Flipping through old photo albums of me as a kid, I have to say that if I didn't know how I was going to turn out, I would have pegged myself as the type to be something of a diva.
Ha. Somebody enjoyed her sparkle.
As a kid, I certainly had an internally defined sense of style. Looking back now, I'm not quite sure what was going on in half those photos, but at the time, I know that at the time I had a very strong feeling for what I liked and how I wanted to put my outfits together. My mom once told me that she was jealous of other mothers because they could shop for all sorts of fun outfits for their daughters, but that I, strong-willed little brat that I was, stopped wholesale accepting her choices at about 5. So we shopped together and she pretty much gave me free reign over my outfits each morning.
I remember, once, before a family picnic in kindergarten, I had a sudden flash of inspiration to wear every single barrette that I owned. My long-suffering mother patiently clipped all 25 or 30 barrettes into my short hair, including the 3 pairs that had little bells in them so that they jingled softly when I walked. You can imagine the effect as I trotted down the halls of my school towards the picnic. I remember running into a woman, probably a mother or a teacher, who took one look at me and let out a long, drawling, "Oh MY." I was so proud that I grinned happily and continued on my way.
Of course, looking back now, I doubt that her response connoted the approval and admiration that my 5-year old self perceived at that time. Luckily, I was too pleased with my latest fashion brainwave, too oblivious to social cues, to pick up on any subtext in her comment.
The other thing I notice about these photos is how, in many ways, my overall aesthetic has not changed very much from 6 to 26, in the same way that my overall writing style has changed very little from that 20-plus page aborted novel I rediscovered, penned at the tender age of 8, on a floppy disc my dad found one day while cleaning out. I still really like mixing prints and wearing a lot of color, I still like layering, I still love accessories. Some people like statement pieces or simple lines or whatnot, but apparently I have always been a mix-and-match girl, where the fun lies more in how well garments play with each other, rather than how a single garment stands out on its own.
I think that we're all born with an innate aesthetic sense. We know what we like and what we don't like. But as we get older and become more aware of social conventions around style or art or color theory, and our world becomes so filled with fashion magazines blaring the latest trends and "it" items and "hot new looks" and "how to get the look for less," it becomes easier to ignore that voice inside us in favor of "expert" opinions. This applies to so many aspects of our lives, like how our younger selves often knew what we wanted to be when we grew up, before we learned to listen to conventional wisdom regarding careers instead of to our inner child.

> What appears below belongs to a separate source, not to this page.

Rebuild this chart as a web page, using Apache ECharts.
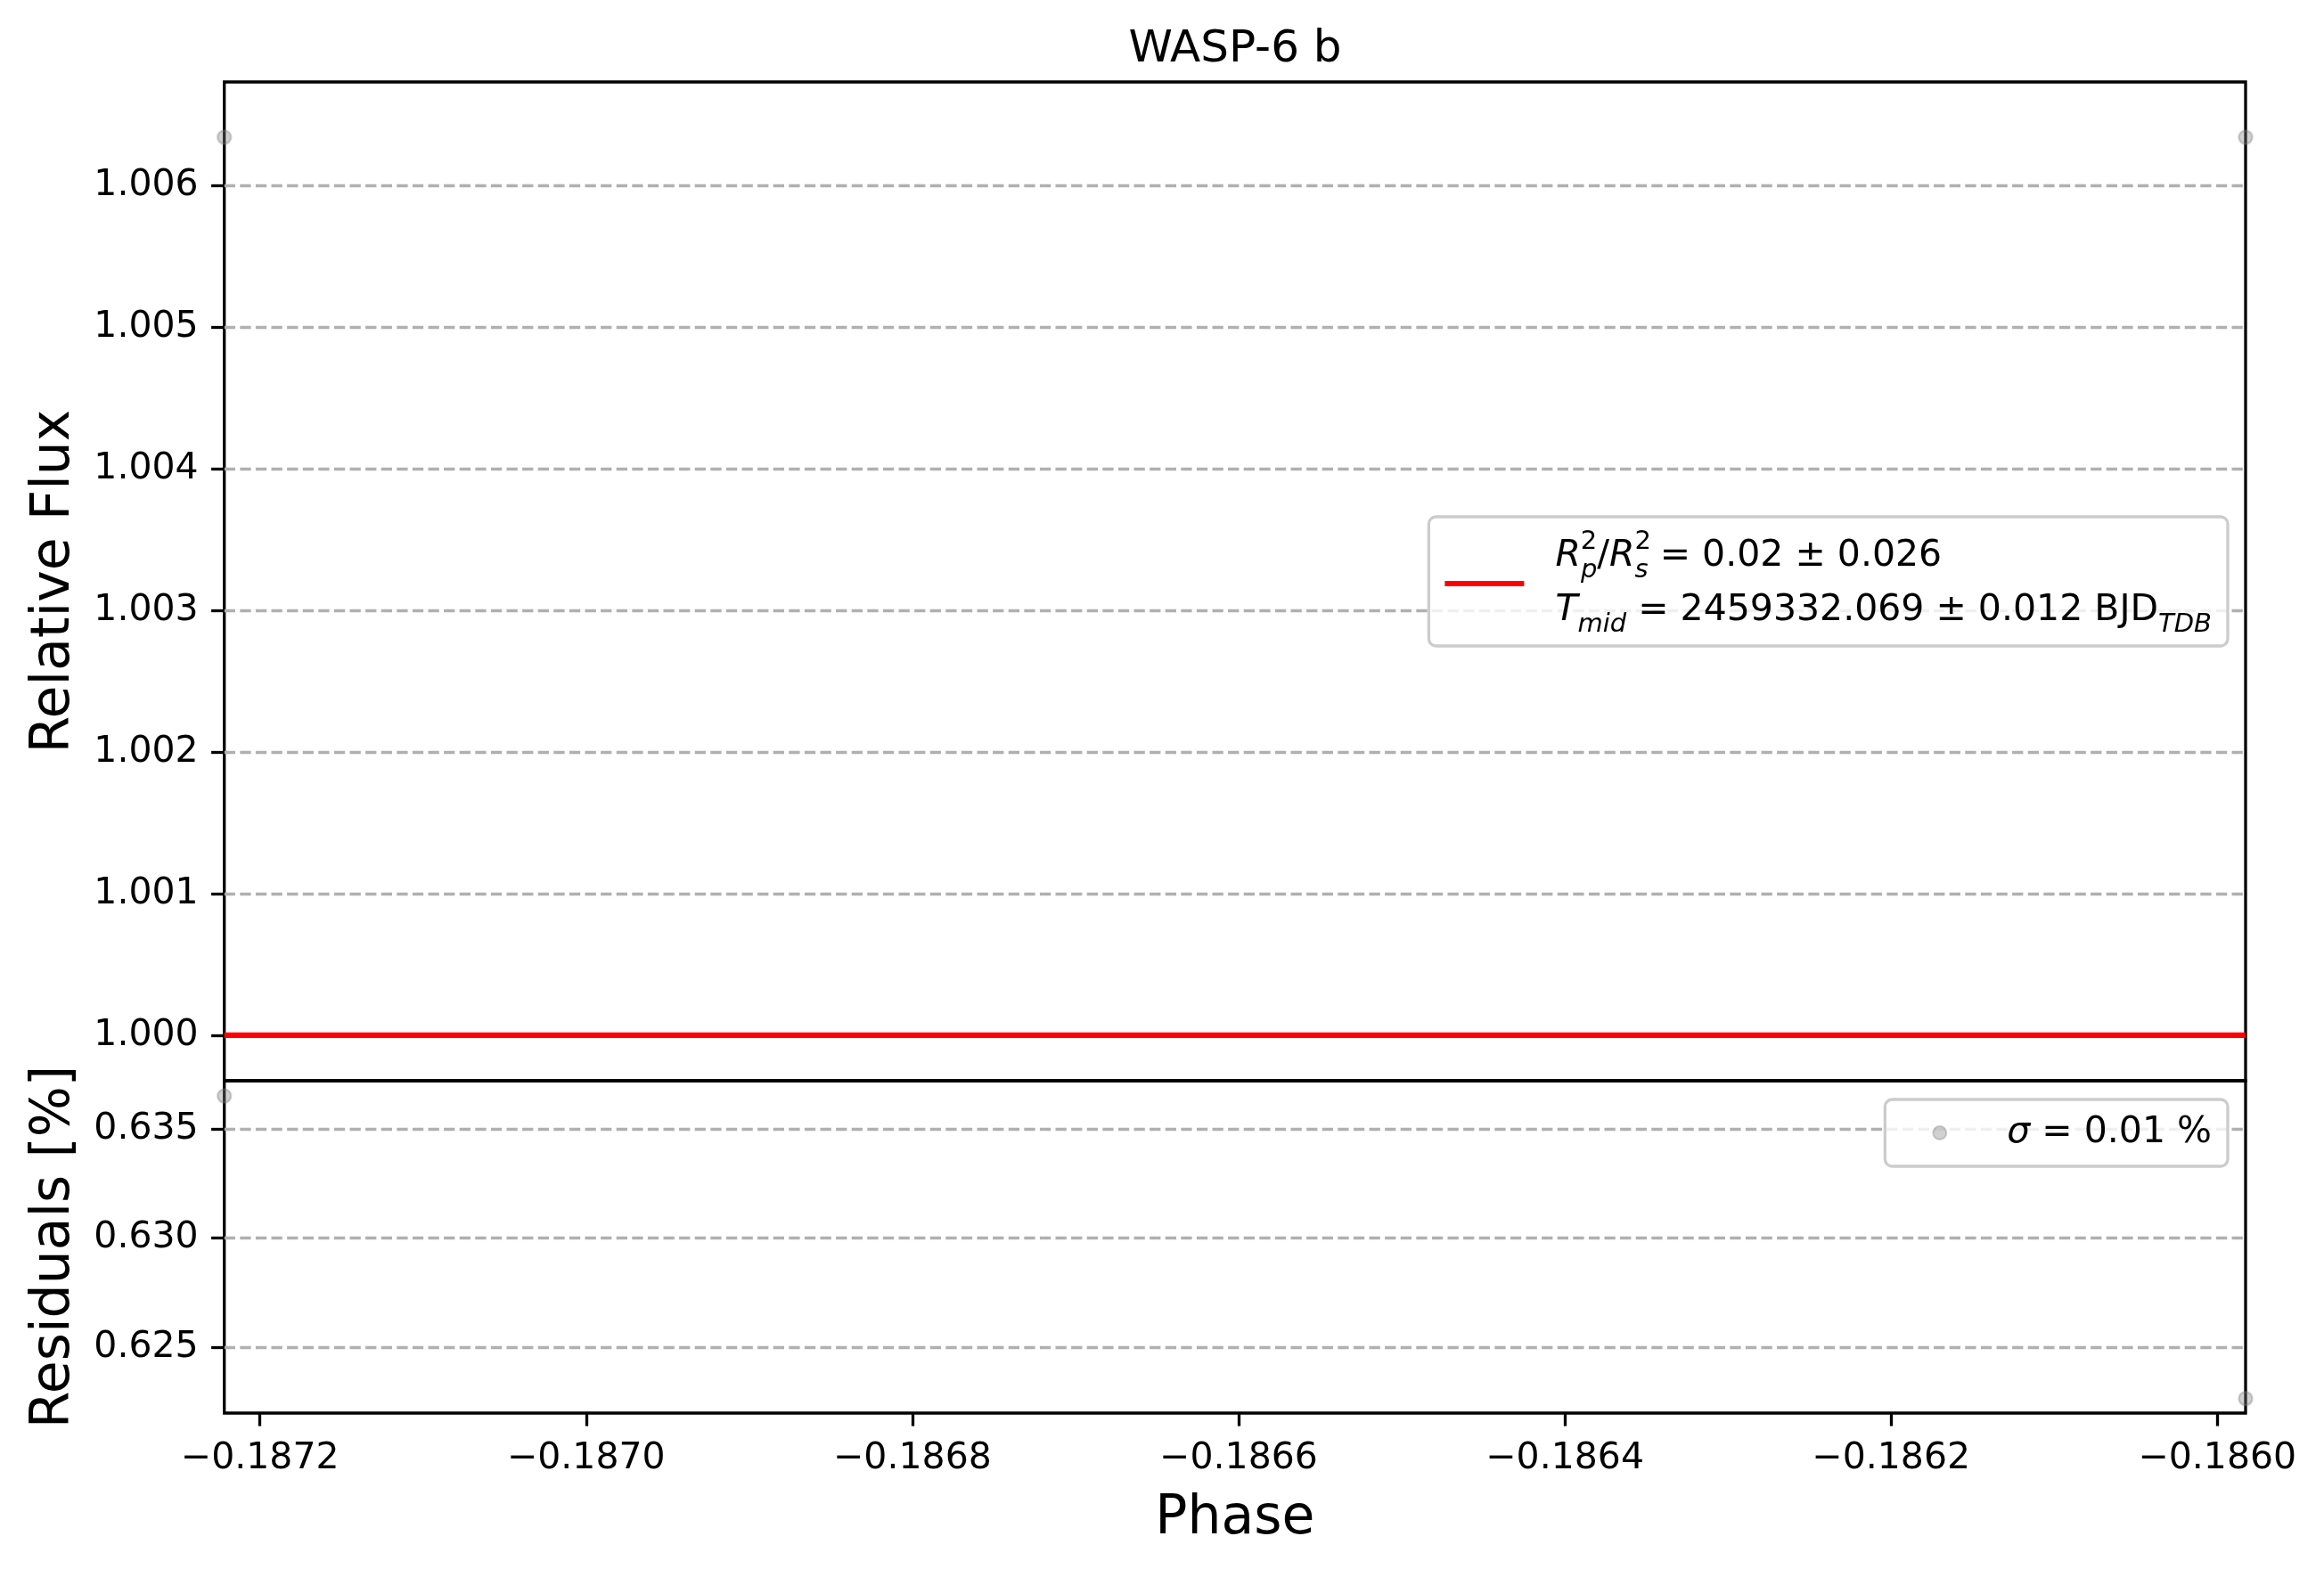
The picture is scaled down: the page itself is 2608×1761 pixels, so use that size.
<!DOCTYPE html>
<html>
<head>
<meta charset="utf-8">
<script src="https://cdn.jsdelivr.net/npm/echarts@6/dist/echarts.min.js"></script>
<style>
  html, body { margin: 0; padding: 0; background: #fff; }
  #chart { width: 2608px; height: 1761px; }
</style>
</head>
<body>
<div id="chart"></div>
<script>
// ---- data ----
const phaseData = [-0.18722185, -0.18598268];
const fluxData = [1.006342, 1.006342];
const modelPhase = [-0.18722185, -0.18598268];
const modelFlux = [1.0, 1.0];
const residualData = [0.636516, 0.622647];

const phaseLimits = [-0.18722185, -0.18598268];
const fluxLimits = [0.999679, 1.006732];
const residualLimits = [0.621981, 0.637214];

const phaseTicks = [-0.1872, -0.1870, -0.1868, -0.1866, -0.1864, -0.1862, -0.1860];
const fluxTicks = [1.000, 1.001, 1.002, 1.003, 1.004, 1.005, 1.006];
const residualTicks = [0.625, 0.630, 0.635];

const titleText = 'WASP-6 b';
const depthText = ' = 0.02 ± 0.026';
const tmidText = ' = 2459332.069 ± 0.012 BJD';
const sigmaText = ' = 0.01 %';

// ---- chart ----
const FONT = 'DejaVu Sans';
const chart = echarts.init(document.getElementById('chart'), null, { renderer: 'canvas' });

const gridLine = { show: true, lineStyle: { color: '#b0b0b0', width: 3.3, type: [12.3, 5.3] } };
const tick = { show: true, inside: false, length: 14.6, lineStyle: { color: '#000', width: 3.3 } };
const labelStyle = { color: '#000', fontFamily: FONT, fontSize: 41 };
const markerStyle = { color: 'rgba(128,128,128,0.45)', borderColor: 'rgba(128,128,128,0.45)', borderWidth: 2.5 };

const legendBox = {
  backgroundColor: 'rgba(255,255,255,0.8)',
  borderColor: '#cccccc',
  borderWidth: 3.3,
  borderRadius: 8,
  selectedMode: false,
  orient: 'vertical'
};

const option = {
  animation: false,
  backgroundColor: '#ffffff',
  title: {
    text: titleText,
    left: 1386, top: 31, textAlign: 'center', padding: 0,
    textStyle: { fontFamily: FONT, fontSize: 50, fontWeight: 'normal', color: '#000' }
  },
  grid: [
    { left: 251.7, right: 88, top: 92, height: 1121, show: true, borderColor: '#000', borderWidth: 3.3,
      backgroundColor: 'transparent', containLabel: false, outerBoundsMode: 'none' },
    { left: 251.7, right: 88, top: 1213, height: 373, show: true, borderColor: '#000', borderWidth: 3.3,
      backgroundColor: 'transparent', containLabel: false, outerBoundsMode: 'none' }
  ],
  xAxis: [
    { type: 'value', gridIndex: 0, min: phaseLimits[0], max: phaseLimits[1],
      axisLine: { show: false }, axisTick: { show: false }, axisLabel: { show: false }, splitLine: { show: false } },
    { type: 'value', gridIndex: 1, min: phaseLimits[0], max: phaseLimits[1],
      name: 'Phase', nameLocation: 'middle', nameGap: 89,
      nameTextStyle: { fontFamily: FONT, fontSize: 60, color: '#000' },
      axisLine: { show: false },
      axisTick: Object.assign({ customValues: phaseTicks }, tick),
      axisLabel: Object.assign({ customValues: phaseTicks, margin: 31,
        formatter: v => (v < 0 ? '\u2212' : '') + Math.abs(v).toFixed(4) }, labelStyle),
      splitLine: { show: false } }
  ],
  yAxis: [
    { type: 'value', gridIndex: 0, min: fluxLimits[0], max: fluxLimits[1],
      name: 'Relative Flux', nameLocation: 'middle', nameGap: 160, nameRotate: 90,
      nameTextStyle: { fontFamily: FONT, fontSize: 60, color: '#000' },
      axisLine: { show: false },
      axisTick: Object.assign({ customValues: fluxTicks }, tick),
      axisLabel: Object.assign({ customValues: fluxTicks, margin: 29, formatter: v => v.toFixed(3) }, labelStyle),
      splitLine: gridLine },
    { type: 'value', gridIndex: 1, min: residualLimits[0], max: residualLimits[1],
      name: 'Residuals [%]', nameLocation: 'middle', nameGap: 160, nameRotate: 90,
      nameTextStyle: { fontFamily: FONT, fontSize: 60, color: '#000' },
      axisLine: { show: false },
      axisTick: Object.assign({ customValues: residualTicks }, tick),
      axisLabel: Object.assign({ customValues: residualTicks, margin: 29, formatter: v => v.toFixed(3) }, labelStyle),
      splitLine: gridLine }
  ],
  legend: [
    Object.assign({
      data: [{ name: 'model', icon: 'rect' }],
      right: 108, top: 580,
      itemWidth: 89, itemHeight: 6,
      padding: [14, 18, 9, 18],
      formatter: () => '{i0|R}{supz|2}{sub|p}{t|/}{i|R}{supz|2}{sub|s}{t|' + depthText + '}\n' +
                       '{i0|T}{sub2|mid}{t|' + tmidText + '}{sub2|TDB}',
      textStyle: {
        fontFamily: FONT, fontSize: 41, color: '#000', lineHeight: 61,
        rich: {
          t: { fontFamily: FONT, fontSize: 41, lineHeight: 61, color: '#000' },
          i: { fontFamily: FONT, fontSize: 41, lineHeight: 61, fontStyle: 'italic', color: '#000' },
          i0: { fontFamily: FONT, fontSize: 41, lineHeight: 61, fontStyle: 'italic', color: '#000', padding: [0, 0, 0, 30] },
          supz: { fontFamily: FONT, fontSize: 29, lineHeight: 48, verticalAlign: 'top', color: '#000', width: 0.01 },
          sub: { fontFamily: FONT, fontSize: 29, lineHeight: 32, verticalAlign: 'bottom', fontStyle: 'italic', color: '#000' },
          sub2: { fontFamily: FONT, fontSize: 29, lineHeight: 40, verticalAlign: 'bottom', fontStyle: 'italic', color: '#000' }
        }
      }
    }, legendBox),
    Object.assign({
      data: [{ name: 'residuals', icon: 'circle' }],
      right: 108, top: 1234,
      itemWidth: 83, itemHeight: 15,
      padding: [15, 18, 15, 53],
      formatter: () => '{sig|\u03c3}{t|' + sigmaText + '}',
      textStyle: {
        fontFamily: FONT, fontSize: 41, color: '#000', lineHeight: 45,
        rich: {
          sig: { fontFamily: FONT, fontSize: 41, lineHeight: 45, fontStyle: 'italic', color: '#000', padding: [0, 0, 0, 29] },
          t: { fontFamily: FONT, fontSize: 41, lineHeight: 45, color: '#000' }
        }
      }
    }, legendBox)
  ],
  series: [
    { name: 'data', type: 'scatter', xAxisIndex: 0, yAxisIndex: 0,
      symbol: 'circle', symbolSize: 15, itemStyle: markerStyle,
      data: phaseData.map((p, i) => [p, fluxData[i]]) },
    { name: 'model', type: 'line', xAxisIndex: 0, yAxisIndex: 0,
      symbol: 'none', showSymbol: false,
      lineStyle: { color: '#ff0000', width: 6.25 }, itemStyle: { color: '#ff0000' },
      data: modelPhase.map((p, i) => [p, modelFlux[i]]) },
    { name: 'residuals', type: 'scatter', xAxisIndex: 1, yAxisIndex: 1,
      symbol: 'circle', symbolSize: 15, itemStyle: markerStyle,
      data: phaseData.map((p, i) => [p, residualData[i]]) }
  ]
};
chart.setOption(option);
</script>
</body>
</html>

Of course there are some advantages to heeding conventional wisdom, but I really do believe that guidelines are only meant to be signposts that facilitate our journey towards the person we are meant to be, rather than absolute rules that tell us what direction to travel in the first place. Maybe personal style isn't meant to be found but rather to be rediscovered. Even as it grows and changes with us, there will be an underlying theme that ties together the different periods in your life, because you are the curator, the buyer, the model, the artist. And that theme, my dears, is your personal aesthetic.